- **DIRECTIVE**: Extract, exactly, the lines from the line containing "Give me the Plotly source for this chart." to the line containing "55, 90, 40, 75, 50, 35, 70, 40, 30, 25]", with both lines included and any pictures left out.

- **DATA SUPPLIED**:
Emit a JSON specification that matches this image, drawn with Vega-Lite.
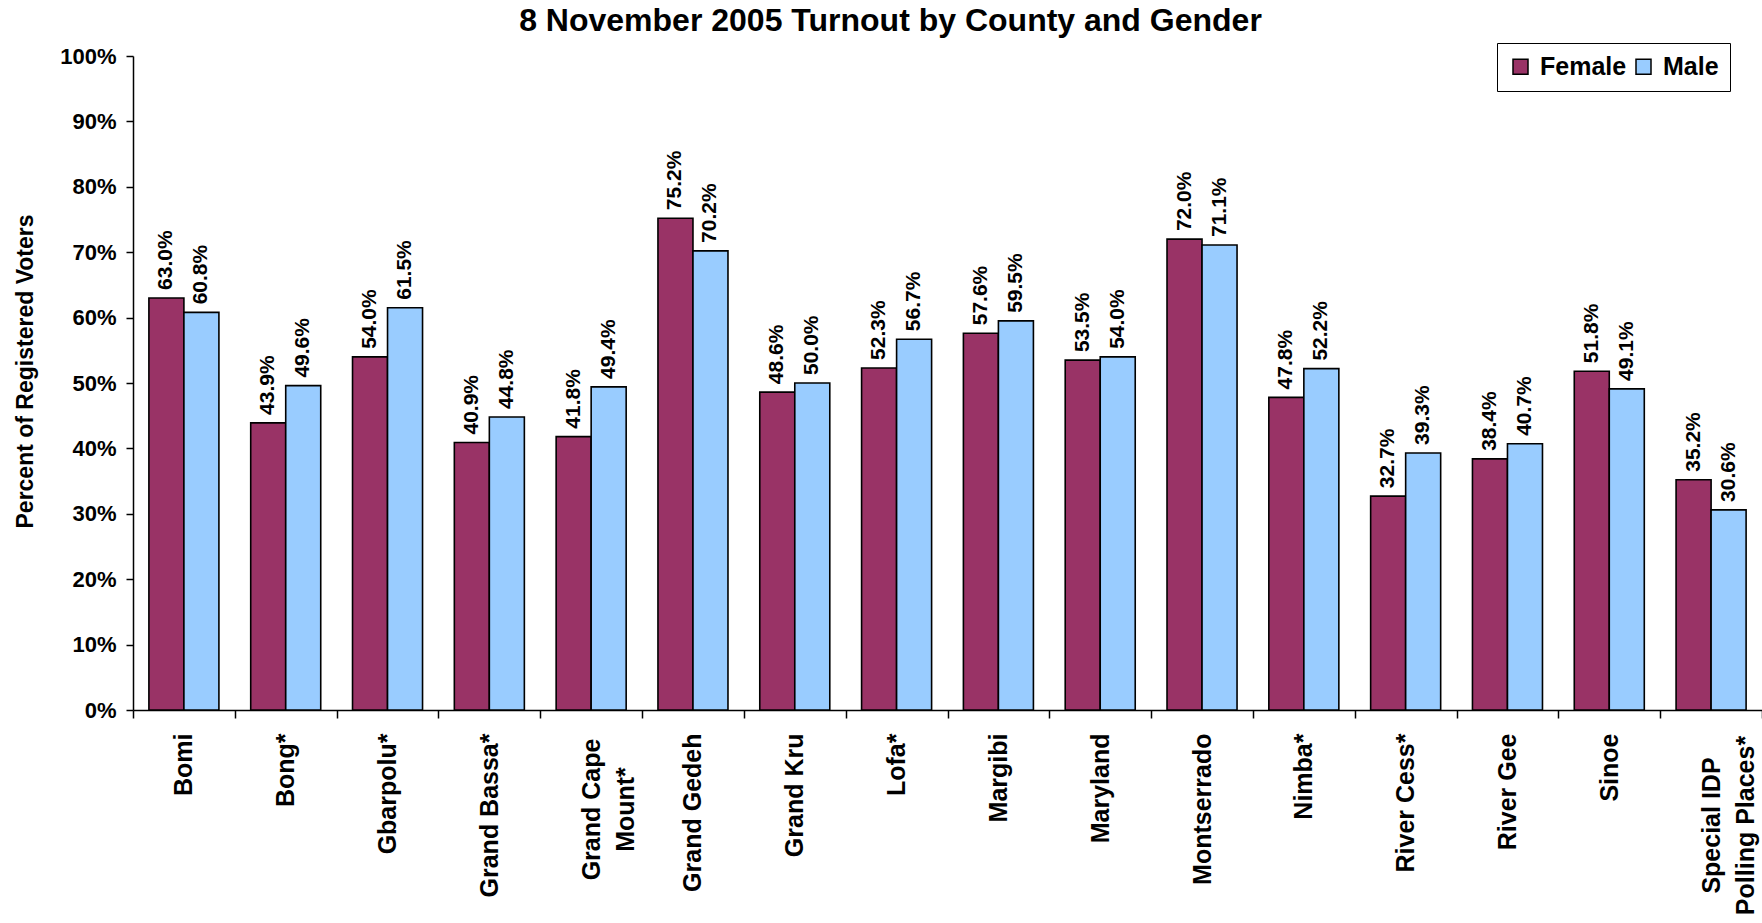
--
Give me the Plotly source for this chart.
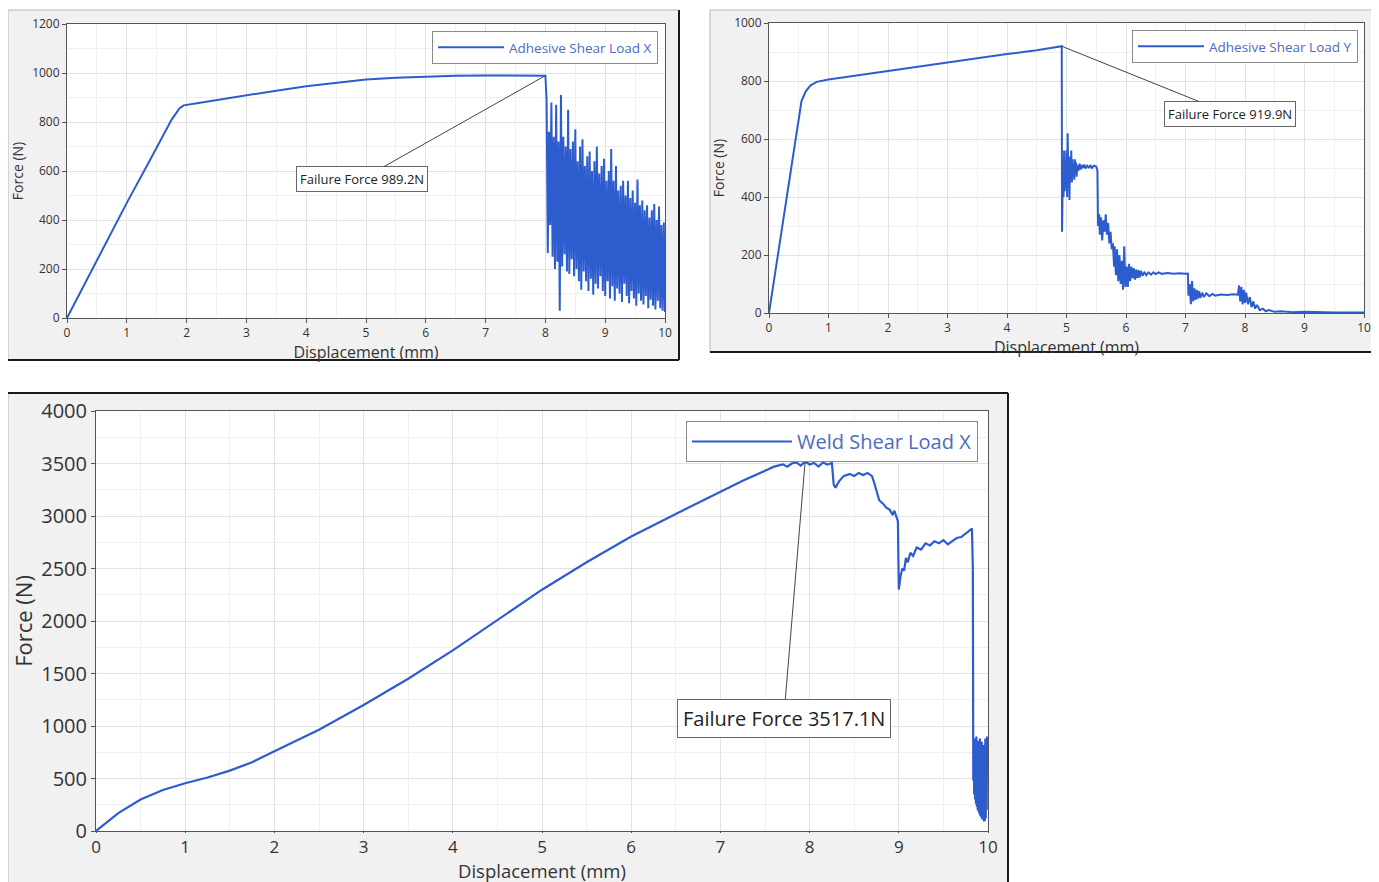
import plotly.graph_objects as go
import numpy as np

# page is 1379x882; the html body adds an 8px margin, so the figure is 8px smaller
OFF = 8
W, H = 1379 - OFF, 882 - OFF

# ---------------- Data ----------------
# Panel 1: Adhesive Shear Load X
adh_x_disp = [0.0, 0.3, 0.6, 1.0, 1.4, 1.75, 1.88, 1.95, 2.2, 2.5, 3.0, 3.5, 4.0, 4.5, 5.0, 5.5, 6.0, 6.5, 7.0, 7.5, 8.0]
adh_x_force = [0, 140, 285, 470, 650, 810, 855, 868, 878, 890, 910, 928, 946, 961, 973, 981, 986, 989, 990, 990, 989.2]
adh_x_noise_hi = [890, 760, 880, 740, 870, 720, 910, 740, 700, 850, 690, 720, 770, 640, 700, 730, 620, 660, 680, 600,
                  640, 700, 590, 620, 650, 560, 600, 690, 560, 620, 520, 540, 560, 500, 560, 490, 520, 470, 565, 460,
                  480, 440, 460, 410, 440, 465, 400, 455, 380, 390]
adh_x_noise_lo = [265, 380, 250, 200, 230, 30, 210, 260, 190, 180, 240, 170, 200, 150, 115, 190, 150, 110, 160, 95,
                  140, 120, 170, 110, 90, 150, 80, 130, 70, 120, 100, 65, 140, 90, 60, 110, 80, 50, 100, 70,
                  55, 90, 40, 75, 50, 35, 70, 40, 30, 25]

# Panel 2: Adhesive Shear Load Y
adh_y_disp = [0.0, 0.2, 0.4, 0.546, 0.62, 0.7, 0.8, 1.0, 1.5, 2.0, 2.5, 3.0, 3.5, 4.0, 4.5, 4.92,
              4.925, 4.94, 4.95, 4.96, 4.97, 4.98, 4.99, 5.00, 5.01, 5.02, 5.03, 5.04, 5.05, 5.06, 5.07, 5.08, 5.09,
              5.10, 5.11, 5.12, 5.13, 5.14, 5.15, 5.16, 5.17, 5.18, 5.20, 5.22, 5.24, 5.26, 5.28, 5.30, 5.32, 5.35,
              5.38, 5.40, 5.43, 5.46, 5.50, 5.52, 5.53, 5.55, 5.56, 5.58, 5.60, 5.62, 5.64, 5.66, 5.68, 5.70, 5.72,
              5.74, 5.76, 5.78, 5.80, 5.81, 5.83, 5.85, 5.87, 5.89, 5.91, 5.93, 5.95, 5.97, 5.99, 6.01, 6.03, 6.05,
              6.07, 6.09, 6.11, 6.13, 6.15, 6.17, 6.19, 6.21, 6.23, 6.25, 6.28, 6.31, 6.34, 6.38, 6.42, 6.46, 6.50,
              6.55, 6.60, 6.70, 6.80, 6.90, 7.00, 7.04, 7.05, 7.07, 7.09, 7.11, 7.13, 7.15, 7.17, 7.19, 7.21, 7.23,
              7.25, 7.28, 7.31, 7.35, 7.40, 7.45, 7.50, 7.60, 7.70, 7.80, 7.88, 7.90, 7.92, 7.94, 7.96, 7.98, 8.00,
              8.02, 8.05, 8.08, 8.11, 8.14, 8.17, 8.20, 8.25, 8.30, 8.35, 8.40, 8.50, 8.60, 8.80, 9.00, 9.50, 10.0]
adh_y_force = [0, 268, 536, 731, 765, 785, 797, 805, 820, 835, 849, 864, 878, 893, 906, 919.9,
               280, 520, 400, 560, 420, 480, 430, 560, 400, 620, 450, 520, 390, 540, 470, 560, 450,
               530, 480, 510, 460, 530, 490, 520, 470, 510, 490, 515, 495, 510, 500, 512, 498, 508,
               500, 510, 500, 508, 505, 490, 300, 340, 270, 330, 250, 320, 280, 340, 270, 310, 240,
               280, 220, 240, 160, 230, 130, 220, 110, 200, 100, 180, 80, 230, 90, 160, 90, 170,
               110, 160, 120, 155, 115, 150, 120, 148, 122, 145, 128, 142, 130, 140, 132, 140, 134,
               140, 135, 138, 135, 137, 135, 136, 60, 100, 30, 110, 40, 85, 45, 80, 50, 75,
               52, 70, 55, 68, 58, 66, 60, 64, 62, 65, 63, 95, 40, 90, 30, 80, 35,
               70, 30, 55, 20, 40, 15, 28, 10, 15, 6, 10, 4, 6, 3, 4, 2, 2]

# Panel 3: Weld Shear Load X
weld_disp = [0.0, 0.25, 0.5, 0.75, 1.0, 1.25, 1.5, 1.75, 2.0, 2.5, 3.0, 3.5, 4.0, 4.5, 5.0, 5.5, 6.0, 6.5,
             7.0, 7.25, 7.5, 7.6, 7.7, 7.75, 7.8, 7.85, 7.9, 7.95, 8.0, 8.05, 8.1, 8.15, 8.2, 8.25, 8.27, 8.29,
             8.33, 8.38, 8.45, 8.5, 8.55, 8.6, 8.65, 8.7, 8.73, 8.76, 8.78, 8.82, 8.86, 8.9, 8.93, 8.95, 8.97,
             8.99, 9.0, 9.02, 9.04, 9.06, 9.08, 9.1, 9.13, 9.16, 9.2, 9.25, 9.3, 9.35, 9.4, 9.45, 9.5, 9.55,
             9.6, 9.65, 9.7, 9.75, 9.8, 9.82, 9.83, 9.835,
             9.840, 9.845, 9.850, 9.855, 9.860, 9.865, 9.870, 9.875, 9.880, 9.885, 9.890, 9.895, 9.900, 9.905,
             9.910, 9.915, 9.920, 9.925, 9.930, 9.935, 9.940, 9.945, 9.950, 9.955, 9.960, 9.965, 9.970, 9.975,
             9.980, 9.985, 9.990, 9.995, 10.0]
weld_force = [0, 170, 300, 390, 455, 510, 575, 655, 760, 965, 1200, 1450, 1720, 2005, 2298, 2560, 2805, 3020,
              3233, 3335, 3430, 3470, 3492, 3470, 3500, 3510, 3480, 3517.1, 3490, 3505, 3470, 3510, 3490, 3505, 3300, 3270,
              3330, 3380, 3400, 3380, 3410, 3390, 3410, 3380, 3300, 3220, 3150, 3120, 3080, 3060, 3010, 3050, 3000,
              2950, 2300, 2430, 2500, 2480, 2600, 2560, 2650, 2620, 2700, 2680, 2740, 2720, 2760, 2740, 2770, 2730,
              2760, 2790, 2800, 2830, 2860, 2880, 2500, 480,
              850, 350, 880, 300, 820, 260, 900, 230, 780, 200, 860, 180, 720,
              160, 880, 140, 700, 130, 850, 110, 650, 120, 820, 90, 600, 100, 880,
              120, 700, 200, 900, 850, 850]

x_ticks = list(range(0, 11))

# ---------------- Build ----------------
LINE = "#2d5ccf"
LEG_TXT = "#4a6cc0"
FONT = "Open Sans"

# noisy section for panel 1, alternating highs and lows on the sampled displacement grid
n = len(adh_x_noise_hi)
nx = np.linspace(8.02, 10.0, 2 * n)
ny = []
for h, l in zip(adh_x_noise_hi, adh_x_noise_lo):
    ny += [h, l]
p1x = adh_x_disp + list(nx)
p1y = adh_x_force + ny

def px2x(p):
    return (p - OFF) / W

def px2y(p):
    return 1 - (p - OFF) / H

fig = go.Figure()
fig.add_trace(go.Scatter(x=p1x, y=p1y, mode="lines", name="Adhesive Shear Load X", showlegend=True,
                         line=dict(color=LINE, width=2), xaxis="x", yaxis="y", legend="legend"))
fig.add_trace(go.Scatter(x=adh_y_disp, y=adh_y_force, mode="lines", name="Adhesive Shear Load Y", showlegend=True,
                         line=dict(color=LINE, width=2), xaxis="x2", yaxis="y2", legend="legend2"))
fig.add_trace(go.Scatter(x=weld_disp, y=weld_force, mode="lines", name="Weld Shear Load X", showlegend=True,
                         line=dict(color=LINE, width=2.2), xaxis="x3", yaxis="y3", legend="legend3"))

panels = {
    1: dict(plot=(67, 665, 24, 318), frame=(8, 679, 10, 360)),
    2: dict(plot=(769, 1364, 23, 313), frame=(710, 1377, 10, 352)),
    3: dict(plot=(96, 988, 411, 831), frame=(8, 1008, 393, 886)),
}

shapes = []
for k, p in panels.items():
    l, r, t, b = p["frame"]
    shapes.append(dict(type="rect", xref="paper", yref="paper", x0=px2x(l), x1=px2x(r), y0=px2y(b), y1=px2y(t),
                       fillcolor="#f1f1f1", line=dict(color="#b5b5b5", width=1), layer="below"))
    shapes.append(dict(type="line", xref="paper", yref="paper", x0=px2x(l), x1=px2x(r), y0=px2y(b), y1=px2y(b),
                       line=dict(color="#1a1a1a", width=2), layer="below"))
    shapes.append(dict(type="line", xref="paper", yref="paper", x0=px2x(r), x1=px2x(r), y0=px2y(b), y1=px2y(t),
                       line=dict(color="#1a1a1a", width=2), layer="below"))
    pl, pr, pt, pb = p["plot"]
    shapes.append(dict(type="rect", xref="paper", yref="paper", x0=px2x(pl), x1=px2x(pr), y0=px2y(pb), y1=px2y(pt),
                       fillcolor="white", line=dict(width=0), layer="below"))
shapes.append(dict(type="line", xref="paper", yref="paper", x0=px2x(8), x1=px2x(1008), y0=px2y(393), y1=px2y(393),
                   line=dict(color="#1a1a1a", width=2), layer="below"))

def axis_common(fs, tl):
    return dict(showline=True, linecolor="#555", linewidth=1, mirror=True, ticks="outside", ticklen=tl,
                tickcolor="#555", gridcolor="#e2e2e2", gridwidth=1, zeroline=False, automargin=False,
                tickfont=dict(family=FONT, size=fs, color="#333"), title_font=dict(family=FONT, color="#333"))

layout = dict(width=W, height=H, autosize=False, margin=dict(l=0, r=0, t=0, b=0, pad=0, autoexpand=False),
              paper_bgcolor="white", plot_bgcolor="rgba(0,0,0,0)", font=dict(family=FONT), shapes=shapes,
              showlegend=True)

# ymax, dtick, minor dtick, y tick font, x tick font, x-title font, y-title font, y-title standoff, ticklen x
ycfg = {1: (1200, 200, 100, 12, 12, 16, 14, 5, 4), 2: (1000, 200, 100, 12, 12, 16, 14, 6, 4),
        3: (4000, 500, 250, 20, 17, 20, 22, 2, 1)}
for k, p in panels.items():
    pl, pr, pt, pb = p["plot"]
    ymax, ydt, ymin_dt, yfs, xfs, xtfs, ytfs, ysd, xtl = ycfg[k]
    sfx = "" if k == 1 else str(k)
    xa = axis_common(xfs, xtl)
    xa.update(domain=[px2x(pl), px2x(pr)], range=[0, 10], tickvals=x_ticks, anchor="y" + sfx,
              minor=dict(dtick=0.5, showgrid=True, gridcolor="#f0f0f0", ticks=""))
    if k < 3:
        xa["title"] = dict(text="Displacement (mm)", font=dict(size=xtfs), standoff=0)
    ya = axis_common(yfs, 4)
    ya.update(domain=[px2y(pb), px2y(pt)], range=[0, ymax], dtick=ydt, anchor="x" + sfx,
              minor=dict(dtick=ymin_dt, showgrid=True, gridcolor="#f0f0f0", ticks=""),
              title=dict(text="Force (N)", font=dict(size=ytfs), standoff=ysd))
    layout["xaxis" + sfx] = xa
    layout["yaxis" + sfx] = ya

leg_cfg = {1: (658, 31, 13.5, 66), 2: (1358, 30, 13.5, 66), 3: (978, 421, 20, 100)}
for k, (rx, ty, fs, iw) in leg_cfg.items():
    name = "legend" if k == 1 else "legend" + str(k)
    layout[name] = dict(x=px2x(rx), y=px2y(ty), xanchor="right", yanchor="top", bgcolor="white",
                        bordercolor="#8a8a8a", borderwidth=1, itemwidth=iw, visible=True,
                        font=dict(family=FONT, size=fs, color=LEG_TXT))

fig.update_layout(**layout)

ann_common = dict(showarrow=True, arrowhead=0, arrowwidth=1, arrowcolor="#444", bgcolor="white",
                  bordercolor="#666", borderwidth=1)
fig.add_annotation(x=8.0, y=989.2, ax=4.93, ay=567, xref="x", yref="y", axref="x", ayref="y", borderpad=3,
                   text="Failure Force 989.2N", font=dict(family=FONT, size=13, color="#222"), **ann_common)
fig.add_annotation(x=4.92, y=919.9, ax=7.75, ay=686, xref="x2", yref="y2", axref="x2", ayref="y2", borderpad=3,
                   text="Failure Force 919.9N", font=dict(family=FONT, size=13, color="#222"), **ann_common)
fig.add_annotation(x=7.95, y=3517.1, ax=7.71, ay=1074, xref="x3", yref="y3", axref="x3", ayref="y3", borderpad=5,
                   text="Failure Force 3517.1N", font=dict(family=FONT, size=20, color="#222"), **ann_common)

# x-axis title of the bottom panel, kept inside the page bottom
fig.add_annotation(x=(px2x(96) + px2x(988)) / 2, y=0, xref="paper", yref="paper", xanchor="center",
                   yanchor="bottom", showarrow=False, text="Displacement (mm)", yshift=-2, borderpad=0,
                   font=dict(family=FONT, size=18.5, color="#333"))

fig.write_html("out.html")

- **WRITTEN SOLUTION**:
Give me the Plotly source for this chart.
import plotly.graph_objects as go
import numpy as np

# page is 1379x882; the html body adds an 8px margin, so the figure is 8px smaller
OFF = 8
W, H = 1379 - OFF, 882 - OFF

# ---------------- Data ----------------
# Panel 1: Adhesive Shear Load X
adh_x_disp = [0.0, 0.3, 0.6, 1.0, 1.4, 1.75, 1.88, 1.95, 2.2, 2.5, 3.0, 3.5, 4.0, 4.5, 5.0, 5.5, 6.0, 6.5, 7.0, 7.5, 8.0]
adh_x_force = [0, 140, 285, 470, 650, 810, 855, 868, 878, 890, 910, 928, 946, 961, 973, 981, 986, 989, 990, 990, 989.2]
adh_x_noise_hi = [890, 760, 880, 740, 870, 720, 910, 740, 700, 850, 690, 720, 770, 640, 700, 730, 620, 660, 680, 600,
                  640, 700, 590, 620, 650, 560, 600, 690, 560, 620, 520, 540, 560, 500, 560, 490, 520, 470, 565, 460,
                  480, 440, 460, 410, 440, 465, 400, 455, 380, 390]
adh_x_noise_lo = [265, 380, 250, 200, 230, 30, 210, 260, 190, 180, 240, 170, 200, 150, 115, 190, 150, 110, 160, 95,
                  140, 120, 170, 110, 90, 150, 80, 130, 70, 120, 100, 65, 140, 90, 60, 110, 80, 50, 100, 70,
                  55, 90, 40, 75, 50, 35, 70, 40, 30, 25]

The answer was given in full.